IMHO chording the 'j' and 'k' keys simultaneously [1] is a severely underutilized solution for escape.

Try it. You'll love it.

If you're going to rebind capslock to something — and this is particularly true if you're on macOS — rebind it to backspace. Capslock escape isn't useful outside of Vim. Backspace is useful everywhere, including inside Vim.

[1] https://github.com/kana/vim-arpeggio




> If you're going to rebind capslock to something — and this is particularly true if you're on macOS — rebind it to backspace.

No, rebind it to Compose. Makes life a lot easier.

https://en.wikipedia.org/wiki/Compose_key


That's interesting. I'm a bit spoiled by primarily using Vim to write code and prosé in American English. Vim's digraph feature (Ctrl-K by default) has handled unicode char input nicely enough for me, but I wonder if the compose key could be of use when writing text in Japanese for example.


I actually meant to do it systemwide, for when you're writing or googling things not in English, or when you want to write a fancy ⅝. The day I have to start putting diacritics into computer code is the day I quit programming:)

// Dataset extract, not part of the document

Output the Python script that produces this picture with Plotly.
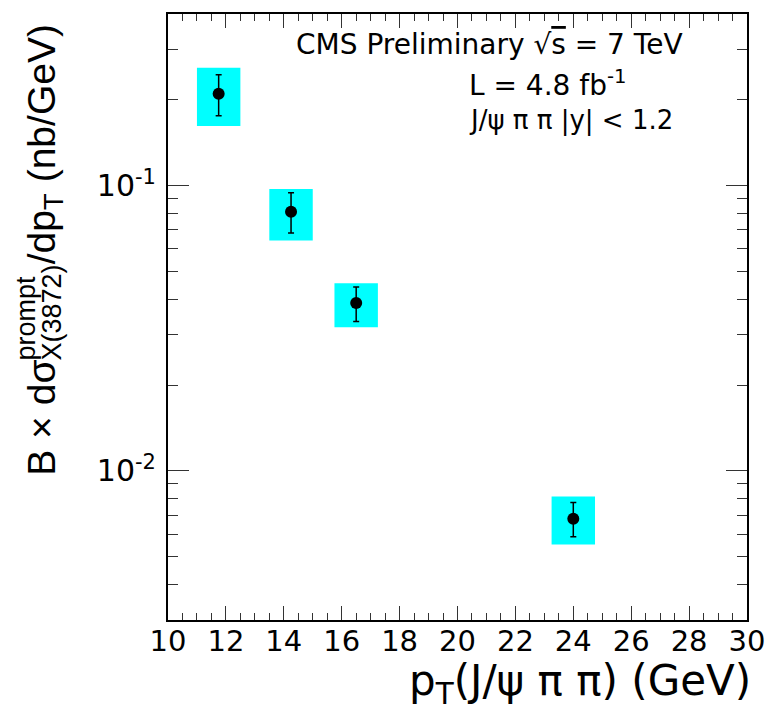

I think it's no good for Japanese, but I know very little about Japanese input. Romanji is still Japanese, right?


Now that's an idea. Haskellers routinely use x' as a variable name, but ẋ and x̃ are also valid ones!


I use option-e e to insert é, option-n n to insert ñ, etc. I noticed this while pressing option in the Keyboard Viewer.


The problem with your jk solution is that it doesn’t work in other Vi-like interfaces such as those provided by readline or shells.

Also ctrl-h is backspace so mapping caps to ctrl gives you a convenient escape and backspace shortcut.

(It also gives you a heap more terminal shortcuts but that’s another story).